Jim Goodwin’s (1944-2009) life would make a great movie. While it would not feature any defining moment apparent to the viewer and required in bio-films, it would be episodic; full of ups and downs but always interesting.
The usual blessing and curse conferred upon interesting characters when describing them, Jim was a “Musician’s musician”. He was known primarily for his coronet playing, inspired by Wild Bill Davison (1906-1989) and Bix Beiderbecke (1903-1931) but he could also play piano, drums and vibraphone.
Jim was a self taught virtuoso, never wanting to formally study for fear of losing some of the power which came from the freedom and spontaneity of his creative process. Freedom was a reoccurring motif echoing throughout all aspects of Jim’s life.

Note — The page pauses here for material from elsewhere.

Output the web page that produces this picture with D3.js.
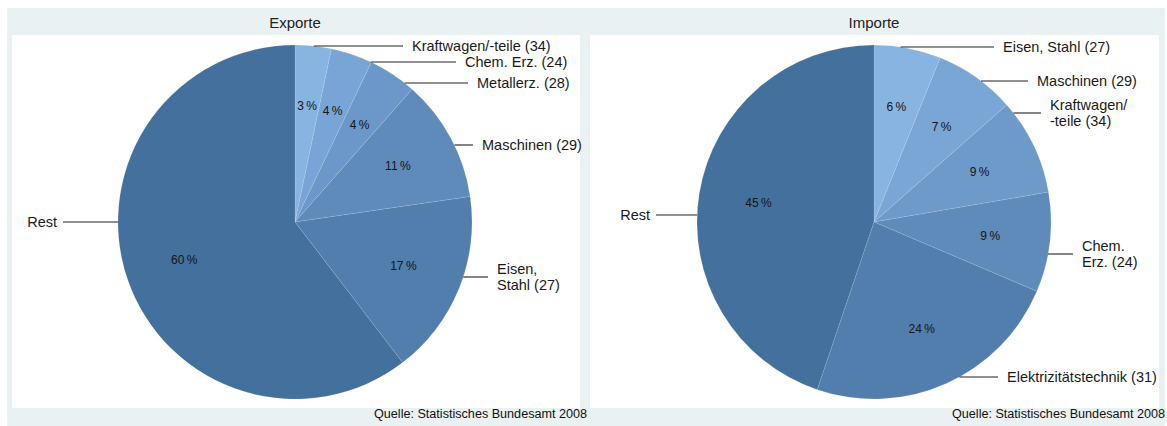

Initially he studied to be a stock broker in New York after a youth of being a “board boy” for his father’s brokerage firm. Rapidly he lost interest in the financial world, often saying he was the nation’s “Youngest broker and youngest retired stockbroker.”
He served in the National Guard where he was able to play both horns and drums in the band. Jim would find himself stationed at Fort Ord (Monterey, CA) which allowed him to take in the San Francisco jazz scene, then a still fertile scene with the streets bristling with legendary jazz clubs. In his time in the Bay Area he managed to probably play every club and venue including the Fairmont Hotel where decades earlier Paul Whiteman (1890-1967) band leader of Jim’s hero Bix had a long residency. Perhaps one of the more unique accomplishments for a jazz artist also occurred while Jim was living in the Bay Area, going to the world series three times with the Oakland A’s as a member of their pep-band. Athletic and a baseball player himself in high school, being connected to the World Series had meaning to him on several levels.

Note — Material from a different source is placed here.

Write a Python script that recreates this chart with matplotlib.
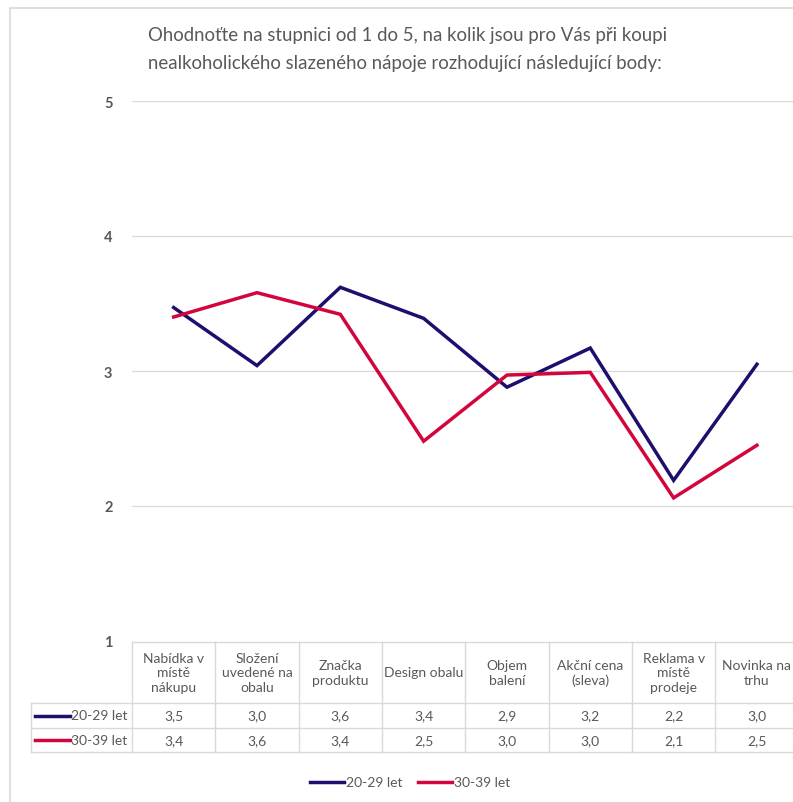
import matplotlib
matplotlib.use('Agg')
import matplotlib.pyplot as plt
from matplotlib.lines import Line2D
from matplotlib.patches import Rectangle

plt.rcParams['font.family'] = ['Lato', 'DejaVu Sans']

categories = ['Nabídka v\nmístě\nnákupu', 'Složení\nuvedené na\nobalu', 'Značka\nproduktu',
              'Design obalu', 'Objem\nbalení', 'Akční cena\n(sleva)', 'Reklama v\nmístě\nprodeje',
              'Novinka na\ntrhu']
series_names = ['20-29 let', '30-39 let']
vals_20 = [3.47, 3.04, 3.62, 3.39, 2.88, 3.17, 2.19, 3.05]
vals_30 = [3.40, 3.58, 3.42, 2.48, 2.97, 2.99, 2.06, 2.45]
labels_20 = ['3,5', '3,0', '3,6', '3,4', '2,9', '3,2', '2,2', '3,0']
labels_30 = ['3,4', '3,6', '3,4', '2,5', '3,0', '3,0', '2,1', '2,5']
yticks = [1, 2, 3, 4, 5]

colors = ['#1c0f6e', '#d2063c']
grid_c = '#d9d9d9'
text_c = '#595959'

W, H = 793, 803
fig = plt.figure(figsize=(W / 100, H / 100), dpi=100)

def fx(x):
    return x / W

def fy(y):
    return 1 - y / H

# plot area (pixel coords)
left, right, top, bottom = 132, 798.6, 102, 642
ax = fig.add_axes([fx(left), fy(bottom), fx(right - left), (bottom - top) / H])
n = len(categories)
xs = list(range(n))
ax.plot(xs, vals_20, color=colors[0], lw=2.5, solid_joinstyle='miter')
ax.plot(xs, vals_30, color=colors[1], lw=2.5, solid_joinstyle='miter')
ax.set_xlim(-0.5, n - 0.5)
ax.set_ylim(1, 5)
ax.set_yticks(yticks)
ax.set_xticks([])
for s in ax.spines.values():
    s.set_visible(False)
for t in yticks[1:]:
    ax.axhline(t, color=grid_c, lw=0.9, zorder=0)
ax.tick_params(axis='y', length=0, pad=14, labelsize=10.5, labelcolor=text_c)
for lab in ax.get_yticklabels():
    lab.set_fontweight('bold')

# chart border
fig.add_artist(Rectangle((fx(10), fy(900)), fx(900), 891 / H, transform=fig.transFigure,
                         fill=False, edgecolor=grid_c, lw=1.2))

# title
fig.text(fx(148), fy(35), 'Ohodnoťte na stupnici od 1 do 5, na kolik jsou pro Vás při koupi',
         fontsize=13.4, color=text_c, va='center', ha='left')
fig.text(fx(148), fy(64), 'nealkoholického slazeného nápoje rozhodující následující body:',
         fontsize=13.4, color=text_c, va='center', ha='left')

# data table
col_w = (right - left) / n
row_top, head_bot, r1_bot, r2_bot = 643, 704, 729, 753
tab_left = 31

def hline(x0, x1, y):
    fig.add_artist(Line2D([fx(x0), fx(x1)], [fy(y), fy(y)], transform=fig.transFigure,
                          color=grid_c, lw=1))

def vline(x, y0, y1):
    fig.add_artist(Line2D([fx(x), fx(x)], [fy(y0), fy(y1)], transform=fig.transFigure,
                          color=grid_c, lw=1))

hline(left, W + 10, row_top)
hline(tab_left, W + 10, head_bot)
hline(tab_left, W + 10, r1_bot)
hline(tab_left, W + 10, r2_bot)
vline(tab_left, head_bot, r2_bot)
for i in range(n + 1):
    vline(left + i * col_w, row_top, r2_bot)

for i, cat in enumerate(categories):
    cx = left + (i + 0.5) * col_w
    fig.text(fx(cx), fy((row_top + head_bot) / 2), cat, ha='center', va='center',
             fontsize=10, color=text_c, linespacing=1.25)
    fig.text(fx(cx), fy((head_bot + r1_bot) / 2), labels_20[i], ha='center', va='center',
             fontsize=10, color=text_c)
    fig.text(fx(cx), fy((r1_bot + r2_bot) / 2), labels_30[i], ha='center', va='center',
             fontsize=10, color=text_c)

for j, (name, c) in enumerate(zip(series_names, colors)):
    yc = [(head_bot + r1_bot) / 2, (r1_bot + r2_bot) / 2][j]
    fig.add_artist(Line2D([fx(35), fx(70)], [fy(yc), fy(yc)], transform=fig.transFigure,
                          color=c, lw=2.5))
    fig.text(fx(71), fy(yc), name, ha='left', va='center', fontsize=10, color=text_c)

# legend at the bottom
leg_y = 783
for x0, name, c in [(310, series_names[0], colors[0]), (418, series_names[1], colors[1])]:
    fig.add_artist(Line2D([fx(x0), fx(x0 + 34)], [fy(leg_y), fy(leg_y)], transform=fig.transFigure,
                          color=c, lw=2.5))
    fig.text(fx(x0 + 36), fy(leg_y), name, ha='left', va='center', fontsize=10, color=text_c)

fig.savefig('out.png', dpi=100)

Jim would spend a lot of time in Europe where, like a lot of earlier jazz greats, he was better known and appreciated. Lack of big name fame never seemed to bother him as it allowed him to create and live the way he wanted; with no pressures to conform or compromise.
Eventually after a stint living in Brownsmead, Or Jim would come to roost in Portland which still has a small but vibrant music scene. With some friends he would start a micro brewing company (Portland Brewing Company) right as the trend of micro brew beers was taking off. He would sell back his controlling shares in the company as to not be tied down but still regularly played the company’s Flanders Street pub, often in duets with David Frishberg
Jim was a great mentor and friend to many musicians. Retta Chrisite’s new album, volume two of collaboration with David Evans and Frishberg, is a sort of valentine to him. Most of the program is made up of songs she was taught by him or played with him. Although somewhat of a memorial, this album offers up a sort of blue tinged wistfulness in lieu of any black cloth draped melancholy.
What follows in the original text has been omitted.